The third azw file producing recipe, with problems described above, was:
Spoiler:
Code:
from calibre.web.feeds.news import BasicNewsRecipe

class AdvancedUserRecipe1311043192(BasicNewsRecipe):
    title          = u'AvuiAZW'
    oldest_article = 7
    max_articles_per_feed = 100

    feeds          = [(u'Avui', u'http://www.avui.cat/puigcerda/nacional.feed?type=rss')]
    
    keep_only_tags = [dict(name='div', attrs={'id':'article-complet'})]
    remove_tags = [dict(name='div', attrs={'class':['botonera']})]

This recipe failed at first to produce an azw file, as it was an initial version returning the complete page. The faulty azw file was only generated when the keep_only_tags and remove_tags were added to restrict the text extracted. I found with nickredding's code that more azw files were generated, but the extra azw files (beyond the first two which worked here) also were faulty and showed the same message box.

The fourth recipe which produced a faulty azw file was:
Spoiler:
Code:
__license__  = 'GPL v3'
__copyright__ = '2011 Phil Burns'
'''
TheJournal.ie
'''
import re

from calibre.web.feeds.news import BasicNewsRecipe

class TheJournal(BasicNewsRecipe):

    __author_              = ' Phil Burns'
    title                  = u'TheJournal.ieAZW'
    oldest_article        = 1
    max_articles_per_feed  = 100
    encoding              = 'utf8'
    language              = 'en_IE'
    timefmt                = ' (%A, %B %d, %Y)'

    no_stylesheets        = True
    remove_tags            = [dict(name='div', attrs={'class':'footer'}),
                          dict(name=['script', 'noscript'])]

    extra_css              = 'p, div { margin: 0pt; border: 0pt; text-indent: 0.5em }'

    feeds                  = [
                          (u'Latest News', u'http://www.thejournal.ie/feed/')]

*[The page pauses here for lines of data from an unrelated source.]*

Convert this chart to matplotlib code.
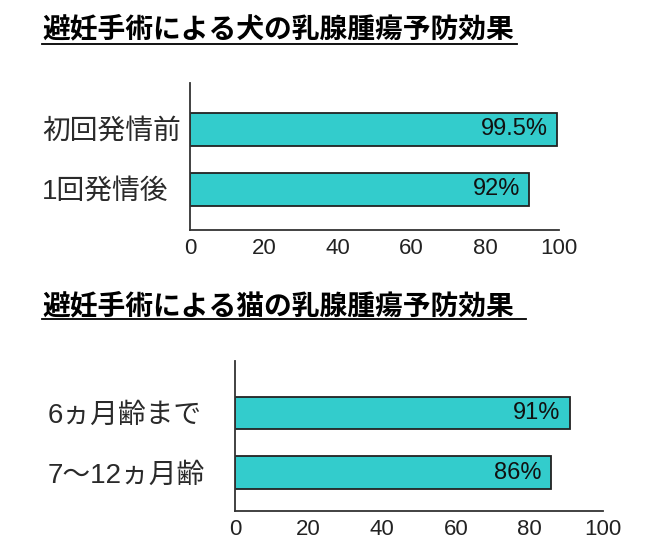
import matplotlib
matplotlib.use('Agg')
import matplotlib.pyplot as plt
from matplotlib.lines import Line2D

# Data
dog_title = '避妊手術による犬の乳腺腫瘍予防効果'
dog_categories = ['初回発情前', '1回発情後']
dog_values = [99.5, 92]

cat_title = '避妊手術による猫の乳腺腫瘍予防効果'
cat_categories = ['6ヵ月齢まで', '7〜12ヵ月齢']
cat_values = [91, 86]

x_ticks = [0, 20, 40, 60, 80, 100]

W, H = 651, 557
fig = plt.figure(figsize=(W / 100, H / 100), dpi=100)
fig.patch.set_facecolor('white')

BAR = '#33CCCC'
JP = ['Noto Sans CJK JP', 'DejaVu Sans']
NUM = ['Liberation Sans', 'DejaVu Sans']
LABEL = ['Liberation Sans', 'Noto Sans CJK JP', 'DejaVu Sans']


def px_rect(left, top, right, bottom):
    return [left / W, 1 - bottom / H, (right - left) / W, (bottom - top) / H]


def draw_title(text, y_center, x_left, x_line_end, y_line):
    fig.text(x_left / W, 1 - y_center / H, text, ha='left', va='center',
             fontsize=20, weight='bold', family=JP, color='black')
    fig.add_artist(Line2D([x_left / W, x_line_end / W], [1 - y_line / H] * 2,
                          color='black', lw=1.3, transform=fig.transFigure))


def draw_panel(rect, cats, vals, ylim, label_left_px):
    ax = fig.add_axes(rect)
    ypos = list(range(len(cats)))[::-1]
    ax.barh(ypos, vals, height=0.55, color=BAR, edgecolor='#222', linewidth=1.3)
    ax.set_xlim(0, 100)
    ax.set_ylim(*ylim)
    ax.set_xticks(x_ticks)
    ax.set_xticklabels([str(t) for t in x_ticks], family=NUM, fontsize=16, color='#222')
    ax.set_yticks(ypos)
    ax.set_yticklabels(cats, family=LABEL, fontsize=20, color='#2a2a2a', ha='left')
    axis_left_px = rect[0] * W
    ax.tick_params(axis='x', length=0, pad=6)
    ax.tick_params(axis='y', length=0, pad=(axis_left_px - label_left_px) * 72 / 100)
    for s in ['top', 'right']:
        ax.spines[s].set_visible(False)
    for s in ['left', 'bottom']:
        ax.spines[s].set_color('#333')
        ax.spines[s].set_linewidth(1.3)
    for y, v in zip(ypos, vals):
        ax.annotate(f'{v:g}%', xy=(v, y), xytext=(-7, 0), textcoords='offset points',
                    ha='right', va='center', family=NUM, fontsize=17, color='#111')
    return ax


draw_title(dog_title, 29, 42, 517, 44)
draw_panel(px_rect(190, 83, 559, 230), dog_categories, dog_values, (-0.683, 1.767), 42)

draw_title(cat_title, 306, 42, 526, 319)
draw_panel(px_rect(235, 361, 603, 511), cat_categories, cat_values, (-0.647, 1.874), 48)

fig.savefig('out.png', dpi=100, facecolor='white')
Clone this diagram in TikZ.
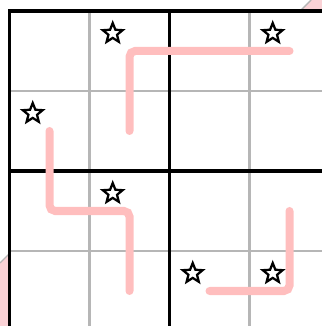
\documentclass[tikz,border=0pt]{standalone}
\usepackage{tikz}
\usetikzlibrary{shapes.geometric}
\definecolor{linepink}{RGB}{255,190,190}
\definecolor{cornerpink}{RGB}{250,210,214}
\definecolor{gridgray}{RGB}{182,182,182}

\begin{document}
\begin{tikzpicture}[x=1cm, y=1cm,
  cell line/.style={gridgray, line width=0.75pt},
  box line/.style={black, line width=1.1pt},
  pink path/.style={linepink, line width=2.85pt, line cap=round, rounded corners=2pt},
  star mark/.style={star, star points=5, star point ratio=2.3, draw=black, fill=white,
    line width=0.8pt, minimum size=0.26cm, inner sep=0pt}]
  \clip (-0.119,0.0625) rectangle (3.906,4.1375);
  % corner marks outside the box
  \fill[cornerpink] (3.631,4) -- (3.769,4.1375) -- (3.906,4.1375) -- (3.906,4) -- cycle;
  \draw[gridgray, line width=0.5pt] (3.631,4) -- (3.769,4.1375);
  \fill[cornerpink] (-0.119,0.85) -- (0,0.969) -- (0,0.0625) -- (-0.119,0.0625) -- cycle;
  \draw[gridgray, line width=0.5pt] (-0.119,0.85) -- (0,0.969);
  % grid
  \draw[cell line] (1,0) -- (1,4);
  \draw[cell line] (3,0) -- (3,4);
  \draw[cell line] (0,1) -- (4,1);
  \draw[cell line] (0,3) -- (4,3);
  \draw[box line] (0,0) rectangle (4,4);
  \draw[box line] (2,0) -- (2,4);
  \draw[box line] (0,2) -- (4,2);
  % cell centres for the lines
  \coordinate (c12) at (1.5,3.5);
  \coordinate (c14) at (3.5,3.5);
  \coordinate (c21) at (0.5,2.5);
  \coordinate (c22) at (1.5,2.5);
  \coordinate (c31) at (0.5,1.5);
  \coordinate (c32) at (1.5,1.5);
  \coordinate (c34) at (3.5,1.5);
  \coordinate (c42) at (1.5,0.5);
  \coordinate (c43) at (2.5,0.5);
  \coordinate (c44) at (3.5,0.5);
  \draw[pink path] (c22) -- (c12) -- (c14);
  \draw[pink path] (c21) -- (c31) -- (c32) -- (c42);
  \draw[pink path] (c34) -- (c44) -- (c43);
  % stars
  \node[star mark] (s12) at (1.29,3.72) {};
  \node[star mark] (s14) at (3.29,3.72) {};
  \node[star mark] (s21) at (0.29,2.72) {};
  \node[star mark] (s32) at (1.29,1.72) {};
  \node[star mark] (s43) at (2.29,0.72) {};
  \node[star mark] (s44) at (3.29,0.72) {};
\end{tikzpicture}
\end{document}
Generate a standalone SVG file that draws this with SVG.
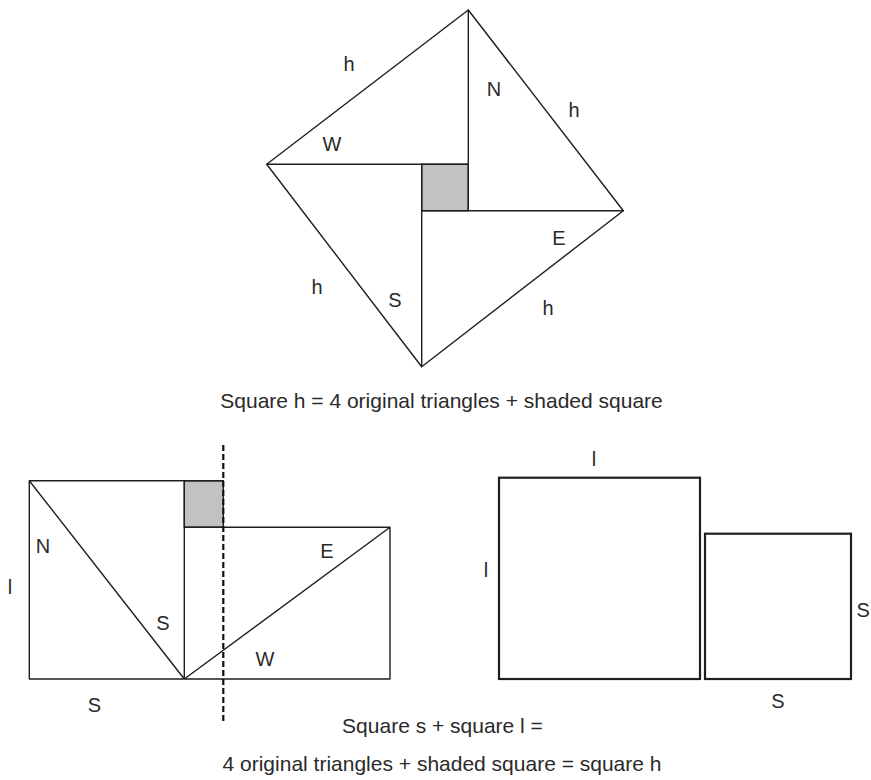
<svg xmlns="http://www.w3.org/2000/svg" width="871" height="780" viewBox="0 0 871 780">
<style>
.ln{stroke:#1e1e1e;stroke-width:1.4;fill:none;stroke-linecap:round;stroke-linejoin:round}
.thick{stroke:#1e1e1e;stroke-width:2.2;fill:none}
.sh{fill:#c2c2c2;stroke:#1e1e1e;stroke-width:1.4}
.dash{stroke:#111;stroke-width:2.2;stroke-dasharray:6 3;fill:none}
text{font-family:"Liberation Sans",Arial,sans-serif;font-size:20px;fill:#2a2a2a}
.lbl{text-anchor:middle}
.cap{text-anchor:middle;font-size:21px}
</style>
<rect width="871" height="780" fill="#fff"/>
<g id="top-square">
<rect class="sh" x="421.7" y="164.3" width="46.6" height="46.4"/>
<path class="ln" d="M468.3 10 L623.3 210.7 L421.7 366.7 L266.7 164.3 Z"/>
<path class="ln" d="M468.3 10 V210.7 M266.7 164.3 H468.3 M421.7 164.3 V366.7 M421.7 210.7 H623.3"/>
<text class="lbl" x="349" y="70.7">h</text>
<text class="lbl" x="494" y="95.7">N</text>
<text class="lbl" x="574" y="116.7">h</text>
<text class="lbl" x="332" y="150.7">W</text>
<text class="lbl" x="559" y="245">E</text>
<text class="lbl" x="317" y="294">h</text>
<text class="lbl" x="395" y="306.7">S</text>
<text class="lbl" x="548" y="315">h</text>
</g>
<text id="caption1" class="cap" x="441.5" y="408">Square h = 4 original triangles + shaded square</text>
<g id="rearranged">
<rect class="sh" x="184.3" y="480.7" width="39" height="46.6"/>
<path class="ln" d="M29.3 480.7 H223.3 M29.3 480.7 V679 H390 V527.3 H184.3 M184.3 480.7 V679 M29.3 480.7 L184.3 679 L390 527.3"/>
<text class="lbl" x="43" y="552.7">N</text>
<text class="lbl" x="10" y="594">l</text>
<text class="lbl" x="163" y="630">S</text>
<text class="lbl" x="327" y="558.3">E</text>
<text class="lbl" x="265" y="666">W</text>
<text class="lbl" x="94.5" y="711.7">S</text>
</g>
<g id="connectors">
<line class="dash" x1="223.3" y1="445" x2="223.3" y2="721"/>
</g>
<g id="square-l">
<rect class="thick" x="499" y="477.7" width="201" height="201.3"/>
<text class="lbl" x="594" y="466">l</text>
<text class="lbl" x="486" y="577.3">l</text>
</g>
<g id="square-s">
<rect class="thick" x="705" y="533.7" width="146" height="145.3"/>
<text x="856.5" y="616.7">S</text>
<text class="lbl" x="778" y="708.3">S</text>
</g>
<text id="caption2" class="cap" x="442.5" y="733">Square s + square l =</text>
<text id="caption3" class="cap" x="442" y="771">4 original triangles + shaded square = square h</text>
</svg>
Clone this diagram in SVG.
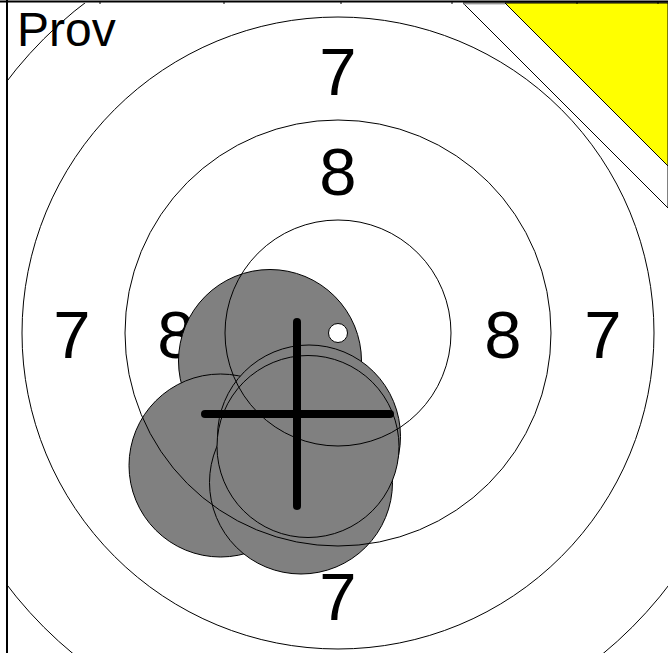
<svg xmlns="http://www.w3.org/2000/svg" width="668" height="653" viewBox="0 0 668 653">
<style>
.ring{fill:none;stroke:#000;stroke-width:1}
.num{font-family:"Liberation Sans",Arial,sans-serif;font-size:67px;fill:#000;text-anchor:middle}
.shot{fill:#808080;stroke:#000;stroke-width:1}
.cross{stroke:#000;stroke-width:8;stroke-linecap:round}
</style>
<defs>
<clipPath id="area"><rect x="8" y="3" width="660" height="650"/></clipPath>
</defs>
<rect x="0" y="0" width="668" height="653" fill="#fff"/>
<g id="labels">
<text class="num" x="338" y="95">7</text>
<text class="num" x="338" y="195">8</text>
<text class="num" x="72" y="358">7</text>
<text class="num" x="176" y="358">8</text>
<text class="num" x="503" y="358">8</text>
<text class="num" x="603" y="358">7</text>
<text class="num" x="338" y="620">7</text>
</g>
<g id="shots">
<circle id="shot1" class="shot" cx="270" cy="361" r="91.5"/>
<circle id="shot2" class="shot" cx="220.5" cy="465.5" r="91.5"/>
<circle id="shot3" class="shot" cx="301" cy="482.5" r="91.5"/>
<circle id="shot4" class="shot" cx="309" cy="436.5" r="91.5"/>
<circle id="shot5" class="shot" cx="308" cy="446.5" r="91"/>
</g>
<g id="rings" clip-path="url(#area)">
<circle id="ring6" class="ring" cx="338" cy="333" r="416"/>
<circle id="ring7" class="ring" cx="338" cy="333" r="316"/>
<circle id="ring8" class="ring" cx="338" cy="333" r="213"/>
<circle id="ring9" class="ring" cx="338" cy="333" r="113"/>
</g>
<g id="center-dot">
<circle cx="338" cy="333" r="9.5" fill="#fff" stroke="#000" stroke-width="1"/>
</g>
<g id="crosshair">
<line class="cross" x1="297" y1="322" x2="297" y2="506"/>
<line class="cross" x1="205" y1="414" x2="390" y2="414"/>
</g>
<g id="corner">
<polygon points="463,3 668,3 668,208" fill="#fff" stroke="#000" stroke-width="1"/>
<polygon points="505,3 668,3 668,166" fill="#ffff00" stroke="#000" stroke-width="1"/>
<line x1="463" y1="4" x2="505" y2="4" stroke="#aaa" stroke-width="1"/>
</g>
<g id="prov">
<text x="17" y="46" font-family="Liberation Sans, Arial, sans-serif" font-size="48" fill="#000">Prov</text>
</g>
<g id="frame">
<line x1="0" y1="1.5" x2="668" y2="1.5" stroke="#000" stroke-width="2"/>
<line x1="7" y1="0" x2="7" y2="653" stroke="#000" stroke-width="2"/>
<path d="M100 1V4M224 1V4M341 1V4M452 1V4M577 1V4M658 1V4" stroke="#000" stroke-width="1"/>
</g>
</svg>
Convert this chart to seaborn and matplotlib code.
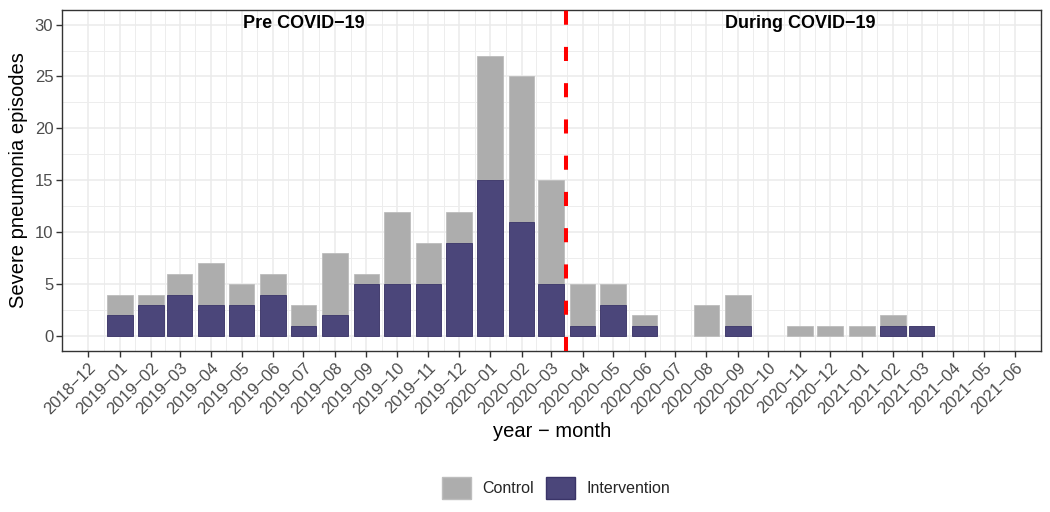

The two recipes which completely failed were:
Spoiler:
Code:
import re
from calibre import strftime
from time import gmtime
from calibre.web.feeds.news import BasicNewsRecipe

class HaaretzPrint_en(BasicNewsRecipe):
    title                 = 'Haaretz - print editAZW'
    __author__            = 'Darko Miletic'
    description           = "Haaretz.com is the world's leading English-language Website for real-time news and analysis of Israel and the Middle East."
    publisher             = 'Haaretz'
    category              = "news, Haaretz, Israel news, Israel newspapers, Israel business news, Israel financial news, Israeli news,Israeli newspaper, Israeli newspapers, news from Israel, news in Israel, news Israel, news on Israel, newspaper Israel, Israel sports news, Israel diplomacy news"
    oldest_article        = 2
    max_articles_per_feed = 25
    no_stylesheets        = True
    encoding              = 'utf8'
    use_embedded_content  = False
    language              = 'en_IL'
    publication_type      = 'newspaper'
    PREFIX                = 'http://www.haaretz.com'
    masthead_url          = PREFIX + '/images/logos/logoGrey.gif'
    extra_css             = ' body{font-family: Verdana,Arial,Helvetica,sans-serif } '

    preprocess_regexps = [(re.compile(r'</body>.*?</html>', re.DOTALL|re.IGNORECASE),lambda match: '</body></html>')]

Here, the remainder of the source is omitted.